Alas this is the same tired old distinction trotted out just about everywhere today, even in ruthlessly secular business. Every local school even has a 'value statement' to sit neatly on the wall next to its mission statement and vision. It's centuries-old, it's what philosophers call the fact-value distinction. The facts are just facts, which you can paint with values of any shade. This is also the lunatic distinction the Church itself subscribed to after the battering it took from the Galileo affair - leave the facts of existence to science, and religion can then take care of the values and morals attached to these facts. And in this case, Brown and Rudd concur that there was nothing wrong with the free market (the fact is just what it is) - the evil was that it was shackled to the wrong set of values, which put it to the wrong uses.

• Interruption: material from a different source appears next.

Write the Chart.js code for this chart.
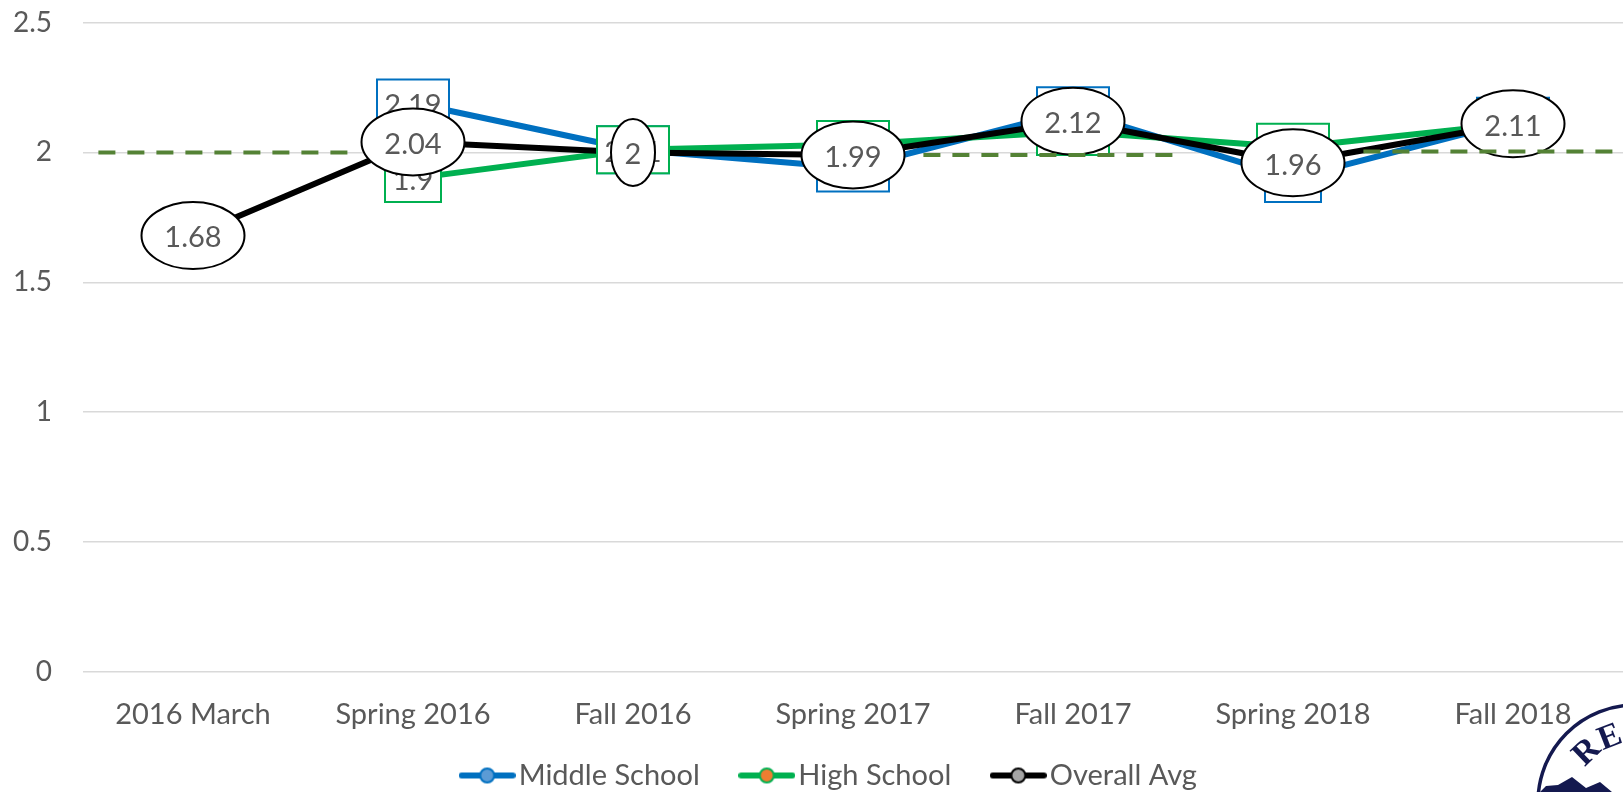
<!DOCTYPE html>
<html><head><meta charset="utf-8">
<style>html,body{margin:0;padding:0;background:#fff;overflow:hidden}#w{position:relative;width:1623px;height:792px}svg{position:absolute;left:0;top:0;pointer-events:none}</style>
<script src="https://cdn.jsdelivr.net/npm/chart.js@4"></script>
</head><body><div id="w"><canvas id="c" width="1623" height="792"></canvas>
<svg width="1623" height="792" viewBox="0 0 1623 792">
<defs><path id="arc" d="M1575 802 A60 60 0 0 1 1635 742 A60 60 0 0 1 1695 802"/></defs>
<circle cx="1635" cy="802" r="97" fill="#fff" stroke="#14194f" stroke-width="3.5"/>
<text font-family="Liberation Serif" font-weight="700" font-size="34" fill="#14194f"><textPath href="#arc" startOffset="36">RED</textPath></text>
<path d="M1540 792 L1546 786 L1558 785 L1572 777 L1586 788 L1600 782 L1612 792 Z" fill="#14194f"/>
</svg></div>
<script>
const categories=["2016 March","Spring 2016","Fall 2016","Spring 2017","Fall 2017","Spring 2018","Fall 2018"];
const middleSchool=[null,2.19,2.01,1.94,2.16,1.9,2.12];
const highSchool=[null,1.9,2.01,2.03,2.08,2.02,2.11];
const overallAvg=[1.68,2.04,2,1.99,2.12,1.96,2.11];
const targetLine=[{x:-0.43,y:2},{x:0.75,y:2},{x:0.8,y:null},{x:3.32,y:1.99},{x:4.49,y:1.99},{x:4.6,y:null},{x:5.32,y:2.003},{x:6.5,y:2.003}];
const yTicks=[0,0.5,1,1.5,2,2.5];
const FONT='Lato, "Open Sans", sans-serif';
const TEXT='#595959';
function legendMark(line,fill,edge){
  const c=document.createElement('canvas');c.width=57;c.height=20;
  const g=c.getContext('2d');g.strokeStyle=line;g.lineWidth=6;g.lineCap='round';
  g.beginPath();g.moveTo(3,10);g.lineTo(54,10);g.stroke();
  g.fillStyle=fill;g.strokeStyle=edge;g.lineWidth=2;g.beginPath();g.arc(28.5,10,7,0,Math.PI*2);g.fill();g.stroke();
  return c;
}
const labelPlugin={id:'labelShapes',
  beforeDatasetDraw(chart,args){
    if(args.index!==3)return;
    const g=chart.ctx;g.save();
    g.font='29px '+FONT;g.textAlign='center';g.textBaseline='middle';
    [0,1,2].forEach(i=>{
      const ds=chart.data.datasets[i],meta=chart.getDatasetMeta(i);
      ds.data.forEach((v,k)=>{
        if(v===null)return;
        const p=meta.data[k],t=String(v);
        g.fillStyle='#fff';g.lineWidth=2;g.strokeStyle=i===2?'#000':ds.borderColor;
        g.beginPath();
        if(i===2){g.ellipse(p.x,p.y,t.length>1?51.5:22,33.5,0,0,Math.PI*2);}
        else{const w=t.length>3?72:56;g.rect(p.x-w/2,p.y-23.5,w,47);}
        g.fill();g.stroke();
        g.fillStyle=TEXT;g.fillText(t,p.x,p.y+2.5);
      });
    });
    g.restore();
  },
  afterLayout(chart){
    const l=chart.legend;if(!l)return;
    l.left+=22;l.right+=22;l.top+=8;l.bottom+=8;
    chart.scales.x.bottom=chart.scales.x.top+70;
  }
};
const line=(label,data,color,fill,edge,order)=>({label,data,borderColor:color,backgroundColor:color,borderWidth:6,pointRadius:0,pointHoverRadius:0,tension:0,borderCapStyle:'round',borderJoinStyle:'round',order,pointStyle:legendMark(color,fill,edge)});
new Chart(document.getElementById('c'),{type:'line',
  data:{labels:categories,datasets:[
    line('Middle School',middleSchool,'#0070C0','#5B9BD5','#0070C0',4),
    line('High School',highSchool,'#00B050','#ED7D31','#00B050',3),
    line('Overall Avg',overallAvg,'#000000','#A5A5A5','#000000',2),
    {label:'Target',data:targetLine,xAxisID:'x2',borderColor:'#548235',backgroundColor:'#548235',borderWidth:4,borderDash:[17,12],pointRadius:0,tension:0,spanGaps:false,order:1,clip:false}
  ]},
  options:{responsive:false,animation:false,
    layout:{padding:{top:22.5,right:0,bottom:0,left:0}},
    plugins:{tooltip:{enabled:false},
      legend:{position:'bottom',labels:{filter:i=>i.text!=='Target',sort:(a,b)=>a.datasetIndex-b.datasetIndex,usePointStyle:true,pointStyleWidth:34,padding:50,color:TEXT,font:{family:FONT,size:29}}}},
    scales:{
      x:{grid:{display:false},border:{display:false},offset:true,ticks:{color:TEXT,font:{family:FONT,size:29},padding:17,maxRotation:0,autoSkip:false},
        afterFit(s){s.paddingLeft=0;s.paddingRight=0;s.height=Math.max(1,120-((s.chart.legend&&s.chart.legend.height)||50));}},
      x2:{type:'linear',display:false,min:-0.5,max:6.5},
      y:{min:0,max:2.5,afterBuildTicks(s){s.ticks=yTicks.map(v=>({value:v}));},
        grid:{color:'#D9D9D9',lineWidth:1.5,drawTicks:false},border:{display:false},
        ticks:{color:TEXT,font:{family:FONT,size:28},padding:31,callback:v=>String(v)},
        afterFit(s){s.width=83;s.paddingTop=0;s.paddingBottom=0;}}
    }},
  plugins:[labelPlugin]});
</script></body></html>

So the whole crisis risks being completely misdiagnosed as some grand lapse in morals and values, just as the equally moralistic Howard and Bush accelerated the process with their own religious fervour, flaying the welfare cheats, bureaucrats and academics. Because make no mistake, the God-botherers are there in force, on both sides, and what superficially looks like a convergence of political philosophy between Left and Right is instead a re-casting of politics in theological terms - the battle is increasingly between diffferent moral viewpoints. As always it's either all euphoric good news, or the end of days.

What went wrong is much more practical. Flawed models of money creation, linked to a generally unregulated finance sector, led to spiralling, unsustainable levels of debt. The debt fuelled booming economies, mostly via Ponzi speculation on assets. Now there's no more 'leverage' to be had, the debt became so ridiculous that eventually nobody could repay it. Because the Browns and Rudds of the world however are happy that the basic system works, it just needs better morals at the helm, few of the actual causes are being properly targeted. Although to be fair they're more likely to review their ideas as conditions change than the zealots on their opposing sides, some of whom still actually believe the mess is down to t he marklet not being free enough.

Facts and values aren't separate things. They're always created together - facts are suffused with values, and values are always associated with some fact. They're two sides of the same coin. If you're an employer and you say you value women in the workplace, but you don't hire any, then the facts of the case reflect your real values. If you think matter has ultimate, fundamental components you'll agitate to have billions spent on atom smashers - Big Science and its Big Machines.

Or as the man and woman in the street say, it's easy to talk the talk (the value statement up on the wall), but harder to walk the talk. But ultimately we all walk our values, no matter what we say they are.